Economía

Aspiracional

Aún recuerdo el día en el que tuve que ir a hacer un reportaje a la tienda que abría, en la Plaza del Marqués de Salamanca en Madrid, la firma de ropa Abercrombie & Fitch. Teniendo en cuenta que soy una señora mayor y de Albacete, aquel despliegue de carne a la entrada me dejó sobrecogida. Resulta que, cuando creíamos superada la cosificación del cuerpo, llegaron estos americanos colocando, como reclamo a la entrada, a unos fornidos muchachos blancos con flequillo, de esos que únicamente habíamos visto en las pelis de institutos yankies y jugando muy bien al béisbol. Es verdad que, casi a la vez, aparecieron aquellos pijos en la zona de la Milla de Oro tirando huevos, vestidos de uniforme y con el pelo por debajo de los ojos, pero en las zonas de niños bien puede pasar hasta lo peor. En la cola de la tienda podrías encontrarte a madres de provincia con sus hijas resoplando por comprarse una camiseta con la firma y gente intentando ser lo que no era.

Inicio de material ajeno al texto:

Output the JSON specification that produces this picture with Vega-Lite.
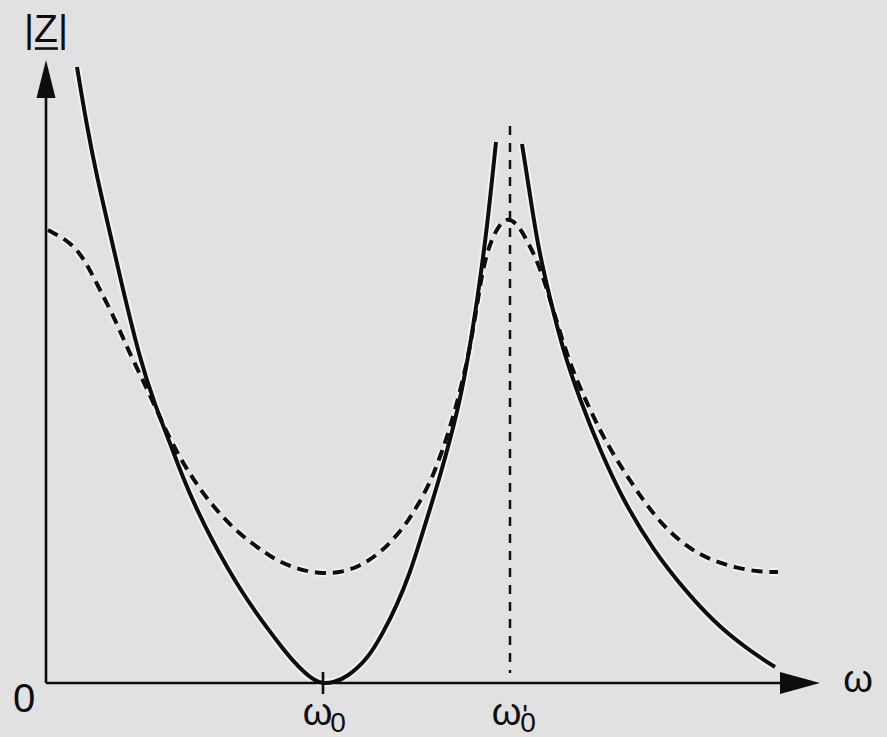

No todos los clientes eran altos, guapos y blancos, que era lo que destilaba la marca y que ni siquiera disimulaba en sus eslóganes. Es ese quieronopuedismo que no hay manera de superar. En la tienda, además de que no se veía un carajo, la música era insoportable y el ambientador trataba de ser fino y al final olía al que usaban por esa época en los cines porno. En Abercrombie era todo imposible, impostado, caro y estrecho, pero te recibía un muchacho sin camiseta al que, con mi edad, sólo te dan ganas de arropar para que no coja frío. La tienda cerró hace dos años para, según anunció, reorganizar sus espacios insignia, sus flagships, que dirían los modernos. Ahora, su historia regresa en forma de documental para contarnos el auge y caída de aquel imperio del que se acabaron destapando prácticas comerciales racistas, discriminatorias, enseñando un mundo sin negros, sin tallas normales y sin gente que no fuera lo suficientemente guapa y blanca. Sus dueños fueron denunciados y tuvieron que acometer cambios, pero dio igual: sus patrones de belleza eran los mismos y a los trabajadores más morenitos los llevaban al almacén. Marcas aspiracionales, las llaman. Ego, exclusividad y sueños infantiloides.